OBJECTIVE: Exactly retype the lines from the one containing "Write the Plotly code for this chart." through the one containing "import plotly.graph_objects as go"; both ends count, pictures do not.
====================
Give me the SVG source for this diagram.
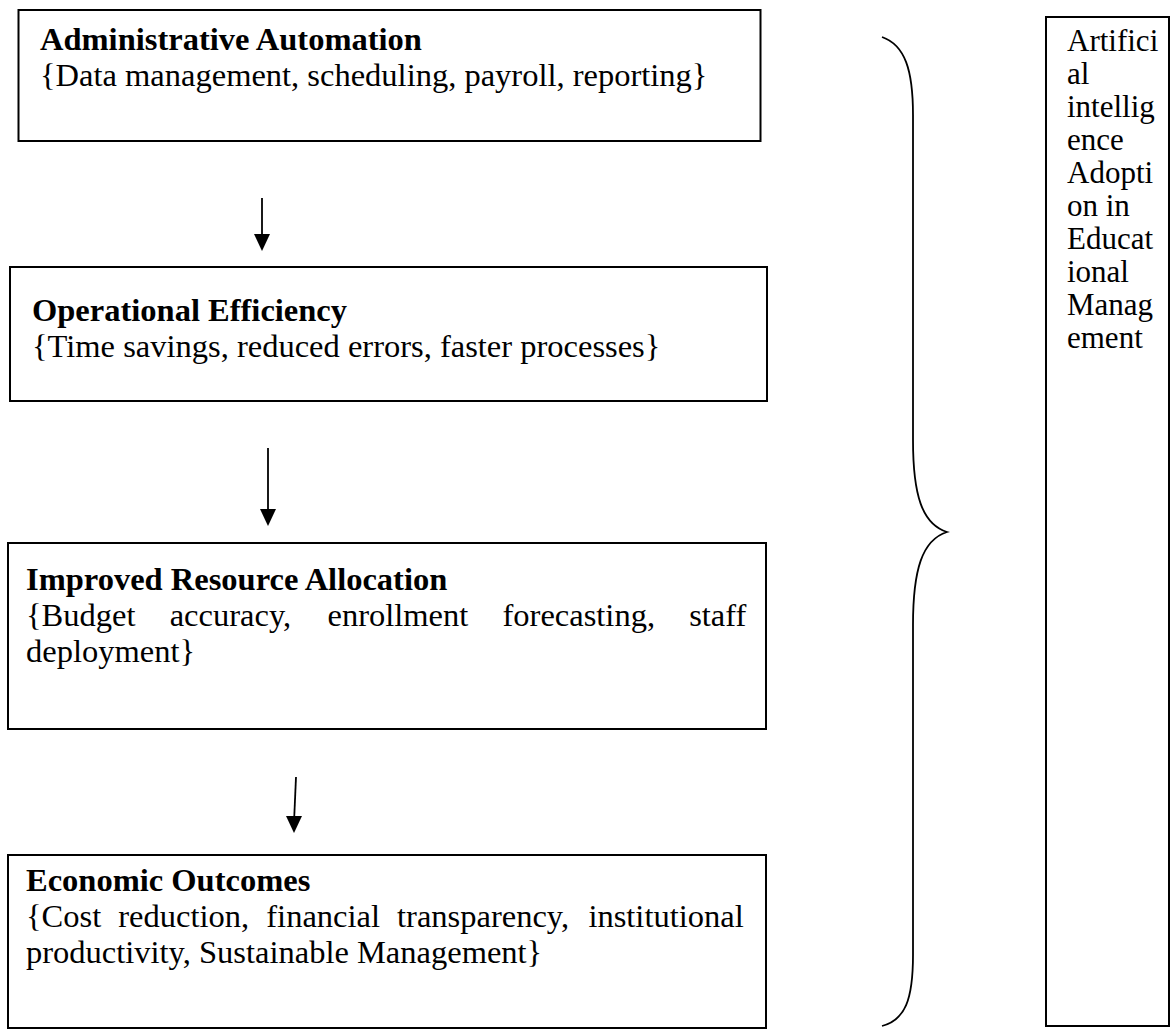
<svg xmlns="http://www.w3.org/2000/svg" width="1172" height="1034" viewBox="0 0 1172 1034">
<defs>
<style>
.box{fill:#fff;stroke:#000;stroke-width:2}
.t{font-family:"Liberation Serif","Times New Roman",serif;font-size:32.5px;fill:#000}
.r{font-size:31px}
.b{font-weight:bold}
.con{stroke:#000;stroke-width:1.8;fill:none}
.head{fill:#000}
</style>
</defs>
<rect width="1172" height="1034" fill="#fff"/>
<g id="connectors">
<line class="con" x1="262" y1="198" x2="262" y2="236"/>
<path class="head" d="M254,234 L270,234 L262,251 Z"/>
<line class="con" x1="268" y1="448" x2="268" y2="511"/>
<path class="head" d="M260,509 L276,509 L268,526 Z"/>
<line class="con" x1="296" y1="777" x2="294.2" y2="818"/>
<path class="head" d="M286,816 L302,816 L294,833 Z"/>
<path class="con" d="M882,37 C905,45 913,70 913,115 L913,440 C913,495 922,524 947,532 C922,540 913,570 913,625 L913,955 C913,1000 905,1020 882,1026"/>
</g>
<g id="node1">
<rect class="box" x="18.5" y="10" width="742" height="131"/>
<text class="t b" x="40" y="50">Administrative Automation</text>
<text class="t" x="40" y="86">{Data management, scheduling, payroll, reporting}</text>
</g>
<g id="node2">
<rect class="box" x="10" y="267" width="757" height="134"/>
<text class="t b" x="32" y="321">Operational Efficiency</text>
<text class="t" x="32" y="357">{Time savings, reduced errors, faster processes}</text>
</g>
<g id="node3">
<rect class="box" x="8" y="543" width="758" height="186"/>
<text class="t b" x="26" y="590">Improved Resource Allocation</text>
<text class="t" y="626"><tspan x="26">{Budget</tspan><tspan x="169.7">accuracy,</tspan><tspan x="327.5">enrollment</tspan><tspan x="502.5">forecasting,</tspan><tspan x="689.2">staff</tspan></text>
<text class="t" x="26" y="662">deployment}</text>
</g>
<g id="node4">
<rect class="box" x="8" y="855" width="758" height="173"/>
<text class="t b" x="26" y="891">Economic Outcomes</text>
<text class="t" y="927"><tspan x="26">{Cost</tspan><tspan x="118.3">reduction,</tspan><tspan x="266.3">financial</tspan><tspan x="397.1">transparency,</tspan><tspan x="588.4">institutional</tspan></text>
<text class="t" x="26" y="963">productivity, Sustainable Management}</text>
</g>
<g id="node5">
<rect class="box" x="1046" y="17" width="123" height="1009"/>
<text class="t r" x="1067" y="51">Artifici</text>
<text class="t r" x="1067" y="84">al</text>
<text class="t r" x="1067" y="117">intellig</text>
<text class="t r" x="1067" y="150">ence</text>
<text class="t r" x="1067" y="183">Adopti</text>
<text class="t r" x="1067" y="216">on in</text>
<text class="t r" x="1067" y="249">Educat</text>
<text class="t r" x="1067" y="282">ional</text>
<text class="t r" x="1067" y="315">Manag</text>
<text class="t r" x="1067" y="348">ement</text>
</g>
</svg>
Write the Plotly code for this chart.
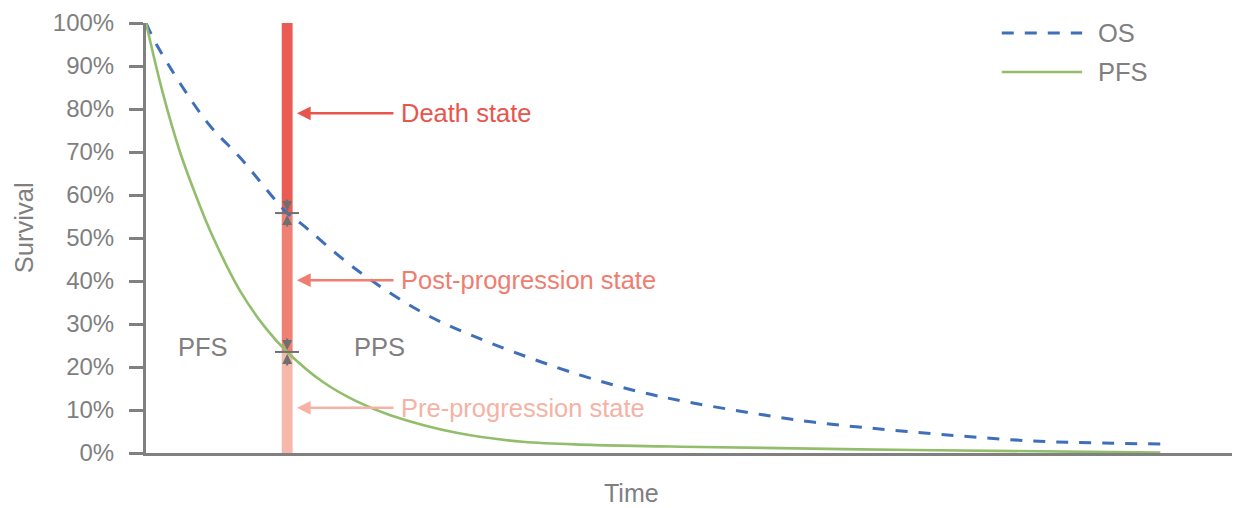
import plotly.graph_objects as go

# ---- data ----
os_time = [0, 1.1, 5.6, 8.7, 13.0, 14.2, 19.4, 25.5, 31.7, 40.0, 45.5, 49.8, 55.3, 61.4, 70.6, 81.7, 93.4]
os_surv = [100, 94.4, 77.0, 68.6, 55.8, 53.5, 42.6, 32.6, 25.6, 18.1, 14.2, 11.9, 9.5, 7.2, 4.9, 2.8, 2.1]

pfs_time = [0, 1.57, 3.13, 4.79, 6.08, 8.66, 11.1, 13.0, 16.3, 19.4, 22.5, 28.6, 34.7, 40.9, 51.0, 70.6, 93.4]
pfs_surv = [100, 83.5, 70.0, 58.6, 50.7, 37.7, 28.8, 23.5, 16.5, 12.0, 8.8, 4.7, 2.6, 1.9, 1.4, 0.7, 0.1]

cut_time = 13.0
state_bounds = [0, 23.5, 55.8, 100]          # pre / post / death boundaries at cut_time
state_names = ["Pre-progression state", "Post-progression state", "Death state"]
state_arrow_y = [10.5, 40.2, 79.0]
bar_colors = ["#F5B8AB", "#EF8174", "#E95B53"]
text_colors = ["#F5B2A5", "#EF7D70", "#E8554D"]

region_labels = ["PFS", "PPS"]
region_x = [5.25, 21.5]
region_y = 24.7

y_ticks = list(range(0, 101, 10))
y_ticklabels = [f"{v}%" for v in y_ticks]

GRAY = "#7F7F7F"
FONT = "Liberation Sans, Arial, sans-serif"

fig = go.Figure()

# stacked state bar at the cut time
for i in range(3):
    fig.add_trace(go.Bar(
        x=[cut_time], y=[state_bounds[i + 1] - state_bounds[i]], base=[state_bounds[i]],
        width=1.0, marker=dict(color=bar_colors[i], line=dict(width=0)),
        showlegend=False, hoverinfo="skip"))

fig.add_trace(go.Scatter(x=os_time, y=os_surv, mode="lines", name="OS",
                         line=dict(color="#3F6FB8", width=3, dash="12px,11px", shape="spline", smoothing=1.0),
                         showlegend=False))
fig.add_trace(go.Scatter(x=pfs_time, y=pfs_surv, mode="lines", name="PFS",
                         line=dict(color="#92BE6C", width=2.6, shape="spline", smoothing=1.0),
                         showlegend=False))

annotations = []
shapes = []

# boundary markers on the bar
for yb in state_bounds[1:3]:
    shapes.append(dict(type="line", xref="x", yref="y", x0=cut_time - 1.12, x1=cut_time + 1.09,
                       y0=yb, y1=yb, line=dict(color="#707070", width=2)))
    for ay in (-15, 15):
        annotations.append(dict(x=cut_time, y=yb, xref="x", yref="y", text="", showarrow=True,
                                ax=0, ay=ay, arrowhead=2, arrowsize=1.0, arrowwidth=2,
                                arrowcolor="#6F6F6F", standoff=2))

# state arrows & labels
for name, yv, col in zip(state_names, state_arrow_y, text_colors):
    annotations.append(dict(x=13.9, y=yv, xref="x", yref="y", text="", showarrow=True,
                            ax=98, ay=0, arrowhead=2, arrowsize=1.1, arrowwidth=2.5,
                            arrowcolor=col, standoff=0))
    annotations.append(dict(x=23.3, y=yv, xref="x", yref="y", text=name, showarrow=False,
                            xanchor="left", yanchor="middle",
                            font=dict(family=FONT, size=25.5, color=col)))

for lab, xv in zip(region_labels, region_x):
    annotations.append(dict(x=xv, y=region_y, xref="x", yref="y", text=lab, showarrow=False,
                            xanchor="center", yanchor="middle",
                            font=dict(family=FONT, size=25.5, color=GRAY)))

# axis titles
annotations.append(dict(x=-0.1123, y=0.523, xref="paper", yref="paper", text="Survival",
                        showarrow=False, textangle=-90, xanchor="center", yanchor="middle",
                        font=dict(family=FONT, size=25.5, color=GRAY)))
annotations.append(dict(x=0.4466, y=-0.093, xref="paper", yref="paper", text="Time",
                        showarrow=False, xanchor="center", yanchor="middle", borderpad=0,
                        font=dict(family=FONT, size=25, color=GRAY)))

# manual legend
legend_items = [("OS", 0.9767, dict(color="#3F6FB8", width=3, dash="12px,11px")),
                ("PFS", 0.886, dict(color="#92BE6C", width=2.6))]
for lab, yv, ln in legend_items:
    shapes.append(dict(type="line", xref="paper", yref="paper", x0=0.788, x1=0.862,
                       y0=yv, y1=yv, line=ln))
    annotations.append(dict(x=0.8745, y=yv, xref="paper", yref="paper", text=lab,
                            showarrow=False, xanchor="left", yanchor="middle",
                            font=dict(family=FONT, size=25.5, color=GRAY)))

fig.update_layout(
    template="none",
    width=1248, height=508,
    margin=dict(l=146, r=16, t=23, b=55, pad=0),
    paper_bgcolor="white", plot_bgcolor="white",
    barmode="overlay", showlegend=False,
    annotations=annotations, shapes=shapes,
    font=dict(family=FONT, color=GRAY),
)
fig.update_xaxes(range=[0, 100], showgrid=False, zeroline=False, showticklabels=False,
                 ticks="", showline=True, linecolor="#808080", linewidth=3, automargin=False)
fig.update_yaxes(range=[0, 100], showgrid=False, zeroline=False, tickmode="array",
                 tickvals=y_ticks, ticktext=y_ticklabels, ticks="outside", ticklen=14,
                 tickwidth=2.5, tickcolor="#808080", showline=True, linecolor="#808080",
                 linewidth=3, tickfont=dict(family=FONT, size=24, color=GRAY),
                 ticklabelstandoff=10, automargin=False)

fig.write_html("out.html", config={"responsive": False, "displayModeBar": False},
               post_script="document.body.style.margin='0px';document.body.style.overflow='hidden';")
====================
EXPECTED ANSWER:
Write the Plotly code for this chart.
import plotly.graph_objects as go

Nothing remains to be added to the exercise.